Dataset content -
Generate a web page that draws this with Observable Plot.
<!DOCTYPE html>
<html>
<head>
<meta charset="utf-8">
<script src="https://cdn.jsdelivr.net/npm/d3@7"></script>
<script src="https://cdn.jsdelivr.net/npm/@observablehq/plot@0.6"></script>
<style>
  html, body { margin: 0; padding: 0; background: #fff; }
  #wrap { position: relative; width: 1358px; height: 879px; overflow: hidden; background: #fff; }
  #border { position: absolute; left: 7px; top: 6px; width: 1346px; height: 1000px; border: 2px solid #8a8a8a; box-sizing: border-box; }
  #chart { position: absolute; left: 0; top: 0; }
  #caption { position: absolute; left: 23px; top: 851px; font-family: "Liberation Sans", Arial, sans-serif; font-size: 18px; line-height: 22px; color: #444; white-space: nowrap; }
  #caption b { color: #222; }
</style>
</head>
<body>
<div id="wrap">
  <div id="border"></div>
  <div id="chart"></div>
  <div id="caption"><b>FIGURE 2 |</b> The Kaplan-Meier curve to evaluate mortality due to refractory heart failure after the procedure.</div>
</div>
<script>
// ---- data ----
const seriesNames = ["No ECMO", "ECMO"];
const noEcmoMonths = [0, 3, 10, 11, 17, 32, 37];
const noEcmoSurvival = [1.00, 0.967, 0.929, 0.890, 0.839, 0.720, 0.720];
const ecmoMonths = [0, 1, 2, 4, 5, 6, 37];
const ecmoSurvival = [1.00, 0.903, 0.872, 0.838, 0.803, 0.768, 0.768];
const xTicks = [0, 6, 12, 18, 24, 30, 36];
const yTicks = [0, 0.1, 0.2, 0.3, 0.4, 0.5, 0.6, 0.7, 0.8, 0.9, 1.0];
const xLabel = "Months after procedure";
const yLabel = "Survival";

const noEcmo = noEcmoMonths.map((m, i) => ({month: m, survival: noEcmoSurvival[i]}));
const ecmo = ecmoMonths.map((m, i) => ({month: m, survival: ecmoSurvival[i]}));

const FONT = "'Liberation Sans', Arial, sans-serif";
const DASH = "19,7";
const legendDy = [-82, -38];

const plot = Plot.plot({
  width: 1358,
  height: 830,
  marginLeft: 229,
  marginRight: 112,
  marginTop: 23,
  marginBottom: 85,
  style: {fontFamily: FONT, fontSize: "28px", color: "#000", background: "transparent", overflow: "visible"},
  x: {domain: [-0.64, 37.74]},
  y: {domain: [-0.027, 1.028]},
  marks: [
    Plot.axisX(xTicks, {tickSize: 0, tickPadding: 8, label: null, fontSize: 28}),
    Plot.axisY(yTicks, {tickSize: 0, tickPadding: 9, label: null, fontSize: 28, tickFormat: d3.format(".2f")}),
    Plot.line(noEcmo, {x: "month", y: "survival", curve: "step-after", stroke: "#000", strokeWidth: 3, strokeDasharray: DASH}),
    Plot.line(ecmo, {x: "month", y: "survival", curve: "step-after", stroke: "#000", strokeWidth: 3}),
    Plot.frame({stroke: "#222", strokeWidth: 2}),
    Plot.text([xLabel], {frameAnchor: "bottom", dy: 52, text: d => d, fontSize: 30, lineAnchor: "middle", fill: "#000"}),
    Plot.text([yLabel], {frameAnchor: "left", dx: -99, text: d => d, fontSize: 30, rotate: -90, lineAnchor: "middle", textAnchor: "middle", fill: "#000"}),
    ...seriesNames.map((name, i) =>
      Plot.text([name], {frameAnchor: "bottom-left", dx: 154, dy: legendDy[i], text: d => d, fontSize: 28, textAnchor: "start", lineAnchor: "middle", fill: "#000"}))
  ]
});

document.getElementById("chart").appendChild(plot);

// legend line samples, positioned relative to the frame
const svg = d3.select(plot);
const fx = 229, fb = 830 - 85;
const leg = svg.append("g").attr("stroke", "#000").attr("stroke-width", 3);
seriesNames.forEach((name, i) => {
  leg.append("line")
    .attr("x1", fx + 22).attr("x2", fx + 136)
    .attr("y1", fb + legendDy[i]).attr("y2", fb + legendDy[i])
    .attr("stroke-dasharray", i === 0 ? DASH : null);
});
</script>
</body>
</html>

Exercise objective -
Copy every line verbatim.

Reply to the exercise -
Generate a web page that draws this with Observable Plot.
<!DOCTYPE html>
<html>
<head>
<meta charset="utf-8">
<script src="https://cdn.jsdelivr.net/npm/d3@7"></script>
<script src="https://cdn.jsdelivr.net/npm/@observablehq/plot@0.6"></script>
<style>
  html, body { margin: 0; padding: 0; background: #fff; }
  #wrap { position: relative; width: 1358px; height: 879px; overflow: hidden; background: #fff; }
  #border { position: absolute; left: 7px; top: 6px; width: 1346px; height: 1000px; border: 2px solid #8a8a8a; box-sizing: border-box; }
  #chart { position: absolute; left: 0; top: 0; }
  #caption { position: absolute; left: 23px; top: 851px; font-family: "Liberation Sans", Arial, sans-serif; font-size: 18px; line-height: 22px; color: #444; white-space: nowrap; }
  #caption b { color: #222; }
</style>
</head>
<body>
<div id="wrap">
  <div id="border"></div>
  <div id="chart"></div>
  <div id="caption"><b>FIGURE 2 |</b> The Kaplan-Meier curve to evaluate mortality due to refractory heart failure after the procedure.</div>
</div>
<script>
// ---- data ----
const seriesNames = ["No ECMO", "ECMO"];
const noEcmoMonths = [0, 3, 10, 11, 17, 32, 37];
const noEcmoSurvival = [1.00, 0.967, 0.929, 0.890, 0.839, 0.720, 0.720];
const ecmoMonths = [0, 1, 2, 4, 5, 6, 37];
const ecmoSurvival = [1.00, 0.903, 0.872, 0.838, 0.803, 0.768, 0.768];
const xTicks = [0, 6, 12, 18, 24, 30, 36];
const yTicks = [0, 0.1, 0.2, 0.3, 0.4, 0.5, 0.6, 0.7, 0.8, 0.9, 1.0];
const xLabel = "Months after procedure";
const yLabel = "Survival";

const noEcmo = noEcmoMonths.map((m, i) => ({month: m, survival: noEcmoSurvival[i]}));
const ecmo = ecmoMonths.map((m, i) => ({month: m, survival: ecmoSurvival[i]}));

const FONT = "'Liberation Sans', Arial, sans-serif";
const DASH = "19,7";
const legendDy = [-82, -38];

const plot = Plot.plot({
  width: 1358,
  height: 830,
  marginLeft: 229,
  marginRight: 112,
  marginTop: 23,
  marginBottom: 85,
  style: {fontFamily: FONT, fontSize: "28px", color: "#000", background: "transparent", overflow: "visible"},
  x: {domain: [-0.64, 37.74]},
  y: {domain: [-0.027, 1.028]},
  marks: [
    Plot.axisX(xTicks, {tickSize: 0, tickPadding: 8, label: null, fontSize: 28}),
    Plot.axisY(yTicks, {tickSize: 0, tickPadding: 9, label: null, fontSize: 28, tickFormat: d3.format(".2f")}),
    Plot.line(noEcmo, {x: "month", y: "survival", curve: "step-after", stroke: "#000", strokeWidth: 3, strokeDasharray: DASH}),
    Plot.line(ecmo, {x: "month", y: "survival", curve: "step-after", stroke: "#000", strokeWidth: 3}),
    Plot.frame({stroke: "#222", strokeWidth: 2}),
    Plot.text([xLabel], {frameAnchor: "bottom", dy: 52, text: d => d, fontSize: 30, lineAnchor: "middle", fill: "#000"}),
    Plot.text([yLabel], {frameAnchor: "left", dx: -99, text: d => d, fontSize: 30, rotate: -90, lineAnchor: "middle", textAnchor: "middle", fill: "#000"}),
    ...seriesNames.map((name, i) =>
      Plot.text([name], {frameAnchor: "bottom-left", dx: 154, dy: legendDy[i], text: d => d, fontSize: 28, textAnchor: "start", lineAnchor: "middle", fill: "#000"}))
  ]
});

document.getElementById("chart").appendChild(plot);

// legend line samples, positioned relative to the frame
const svg = d3.select(plot);
const fx = 229, fb = 830 - 85;
const leg = svg.append("g").attr("stroke", "#000").attr("stroke-width", 3);
seriesNames.forEach((name, i) => {
  leg.append("line")
    .attr("x1", fx + 22).attr("x2", fx + 136)
    .attr("y1", fb + legendDy[i]).attr("y2", fb + legendDy[i])
    .attr("stroke-dasharray", i === 0 ? DASH : null);
});
</script>
</body>
</html>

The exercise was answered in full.